HumanCytoSNP-12 BeadChip for CNVs and SNP analyses

DNA was analyzed with the Illumina Human CytoSNP-12 array to 100 kb resolution following the instructions provided in the Illumina Infinium® HD Assay Ultra manual. The iScan scanner was used to translate electronic signals into digital signals. Initial analyses and quality control were performed using Illumina GenomeStudio software. Copy number variation was determined using the Illumina KaryoStudio software.

Cytogenetic and FISH analyses

Chromosome preparations were obtained from cultured peripheral lymphocytes and amniotic fluid cells using standard cytogenetic protocols at 320-450 bands resolution. For FISH, probes RP11-614P3 (=6q27-Red), RP11-196G15 (=6p22.3-Orange), D18Z1 (=cep18-Green), RP11-1035E2 (=18p11.32-Green), (JiaHui, China) were used according to standard cytogenetic protocols.

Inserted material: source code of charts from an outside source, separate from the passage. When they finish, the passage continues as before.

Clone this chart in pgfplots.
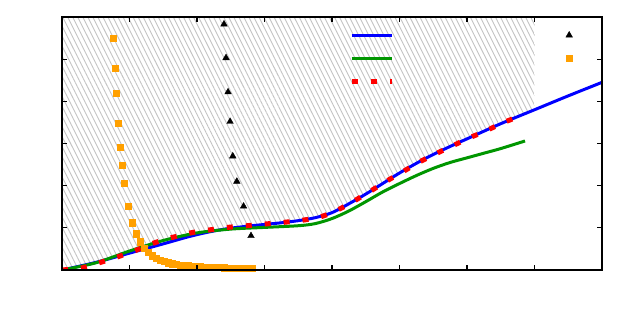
\documentclass[border=0pt]{standalone}
\usepackage{pgfplots}
\pgfplotsset{compat=1.18}
\usepgfplotslibrary{fillbetween}
\usetikzlibrary{patterns.meta}
\definecolor{cgreen}{RGB}{0,150,0}
\definecolor{corange}{RGB}{255,160,0}
\definecolor{chatch}{RGB}{195,195,195}
\pgfplotsset{
  linelegend/.style={legend image code/.code={\draw[##1, line cap=butt] (0bp,0bp) -- (40bp,0bp);}},
  marklegend/.style={legend image code/.code={\draw[##1] plot coordinates {(0bp,0bp)};}},
}
\begin{document}
\begin{tikzpicture}
\begin{axis}[
  at={(0,0)}, anchor=south west, scale only axis, width=540bp, height=253bp,
  xmin=0, xmax=8, ymin=0, ymax=6,
  xtick={0,...,8}, ytick={0,...,6}, xticklabels={}, yticklabels={},
  tick align=inside, major tick length=5bp,
  tick style={black, line width=1.2bp},
  axis line style={line width=2.5bp, black},
  axis on top,
  legend columns=2,
  legend style={draw=none, fill=none, inner sep=0pt, at={(0.5315,0.9743)}, anchor=north west,
    column sep=0pt, row sep=0pt,
    nodes={inner sep=0pt, minimum height=23bp, text depth=0pt},
    /tikz/every even column/.append style={column sep=170.7bp}},
]
\addlegendimage{blue, line width=3bp, linelegend}
\addlegendentry{\mbox{}}
\addlegendimage{only marks, mark=triangle*, mark size=3.8bp, black, marklegend}
\addlegendentry{\mbox{}}
\addlegendimage{cgreen, line width=3bp, linelegend}
\addlegendentry{\mbox{}}
\addlegendimage{only marks, mark=square*, mark size=3.1bp, corange, marklegend}
\addlegendentry{\mbox{}}
\addlegendimage{red, line width=5bp, dash pattern=on 6bp off 13bp, linelegend}
\addlegendentry{\mbox{}}

\addplot[draw=none, name path=bl, smooth, forget plot] coordinates {
(0,0) (0.5,0.18) (1,0.40) (1.5,0.62) (1.9,0.80) (2.2,0.91) (2.45,0.98) (2.75,1.04) (3,1.08) (3.25,1.12) (3.5,1.17) (3.75,1.24) (4,1.36) (4.25,1.57) (4.5,1.80) (4.75,2.05) (5,2.30) (5.25,2.53) (5.5,2.74) (5.75,2.93) (6,3.11) (6.5,3.47) (7,3.80) (7.5,4.13) (8,4.45)};
\addplot[draw=none, name path=tp, forget plot] coordinates {(0,6) (8,6)};
\addplot[draw=none, pattern={Lines[angle=-63.4, distance=4.5bp, line width=0.9bp]}, pattern color=chatch, forget plot]
  fill between[of=bl and tp, soft clip={domain=0:7}];

\addplot[blue, line width=3bp, smooth, forget plot] coordinates {
(0,0) (0.5,0.18) (1,0.40) (1.5,0.62) (1.9,0.80) (2.2,0.91) (2.45,0.98) (2.75,1.04) (3,1.08) (3.25,1.12) (3.5,1.17) (3.75,1.24) (4,1.36) (4.25,1.57) (4.5,1.80) (4.75,2.05) (5,2.30) (5.25,2.53) (5.5,2.74) (5.75,2.93) (6,3.11) (6.5,3.47) (7,3.80) (7.5,4.13) (8,4.45)};
\addplot[cgreen, line width=3bp, smooth, forget plot] coordinates {
(0,0) (0.5,0.17) (1,0.45) (1.5,0.70) (2,0.88) (2.5,0.97) (3,1.01) (3.5,1.05) (3.75,1.10) (4,1.22) (4.25,1.40) (4.5,1.62) (4.75,1.85) (5,2.05) (5.25,2.24) (5.5,2.41) (5.75,2.55) (6,2.66) (6.25,2.77) (6.5,2.88) (6.86,3.06)};
\addplot[red, line width=5bp, dash pattern=on 6bp off 13bp, line cap=butt, smooth, forget plot] coordinates {
(0,0) (0.31,0.055) (0.59,0.19) (0.84,0.32) (1.10,0.47) (1.36,0.64) (1.63,0.77) (1.90,0.88) (2.18,0.95) (2.45,1.01) (2.74,1.05) (3.01,1.09) (3.28,1.13) (3.56,1.18) (3.83,1.26) (4.08,1.42) (4.31,1.62) (4.56,1.86) (4.80,2.10) (5.05,2.33) (5.27,2.54) (5.53,2.75) (5.78,2.94) (6.03,3.13) (6.28,3.30) (6.53,3.49) (6.80,3.66)};
\addplot[only marks, mark=triangle*, mark size=3.8bp, black, forget plot] coordinates {
(2.40,5.83) (2.43,5.03) (2.46,4.22) (2.49,3.52) (2.53,2.70) (2.59,2.10) (2.69,1.51) (2.80,0.81)};
\addplot[only marks, mark=square*, mark size=3.1bp, corange, forget plot] coordinates {
(0.760,5.49) (0.785,4.78) (0.804,4.19) (0.834,3.48) (0.864,2.92) (0.893,2.49) (0.923,2.06) (0.982,1.52) (1.041,1.12) (1.101,0.86) (1.160,0.67) (1.219,0.52) (1.279,0.42) (1.338,0.34) (1.397,0.285) (1.456,0.24) (1.516,0.205) (1.575,0.175) (1.634,0.15) (1.693,0.135) (1.753,0.12) (1.812,0.11) (1.871,0.10) (1.930,0.092) (1.990,0.085) (2.049,0.078) (2.108,0.072) (2.167,0.068) (2.227,0.064) (2.286,0.060) (2.345,0.057) (2.404,0.054) (2.464,0.052) (2.523,0.050) (2.582,0.048) (2.641,0.047) (2.701,0.046) (2.760,0.045) (2.819,0.044)};
\end{axis}
\path (-62bp,-44bp) rectangle (567bp,270bp);
\end{tikzpicture}
\end{document}
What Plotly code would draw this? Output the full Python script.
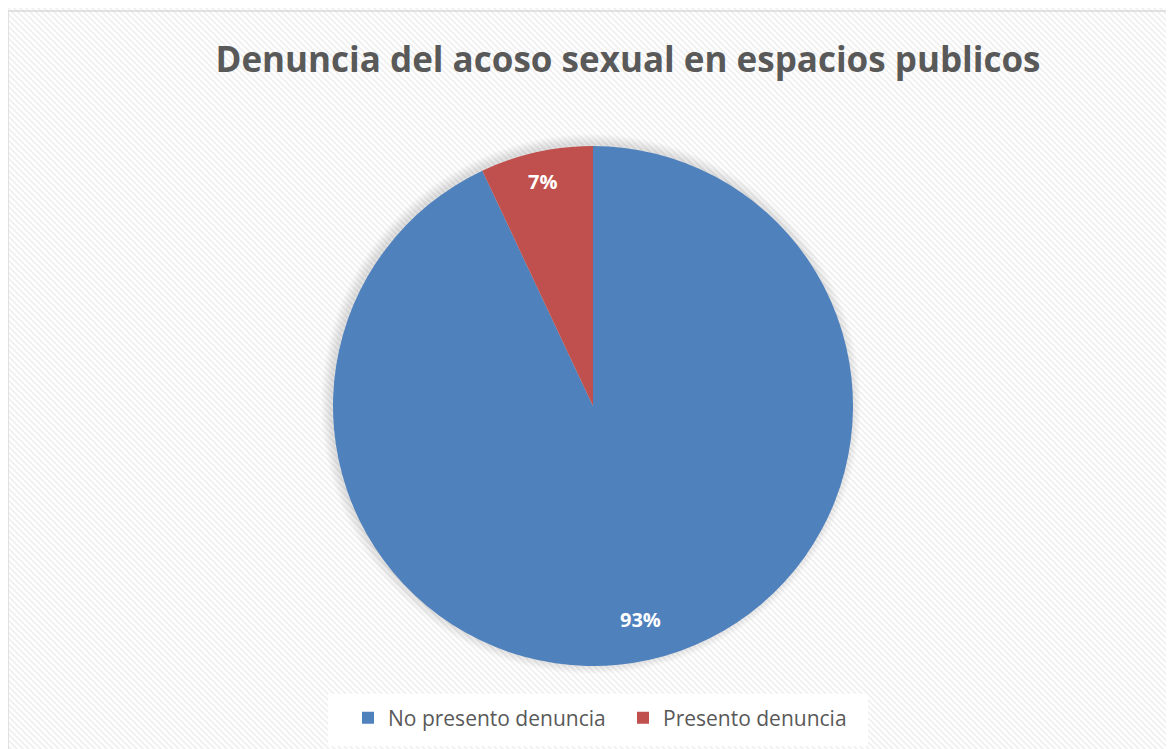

MLPA and real-time qPCR analyses

P036-E2 probe mix contains a probe designed to detect deletions and duplications for every subtelomeric region. MLPA reactions were performed following the manufacturer’s instructions (Biometra Thermal Cycler, Westburg, Netherlands). Fragment separation was performed using the ABI-3130 sequencer (Applied Biosystems, Foster City, CA), and data was directly analyzed using Coffalyser software. Primers for the C6orf70 gene were designed for use in real-time qPCR analyses on an ABI 7900 HT fluorescence quantitative PCR instrument (Applied Biosystems, Foster City, CA). Primers sequences and PCR conditions are available by request.


Written informed consent was obtained from the patient for publication of this case report and accompanying images.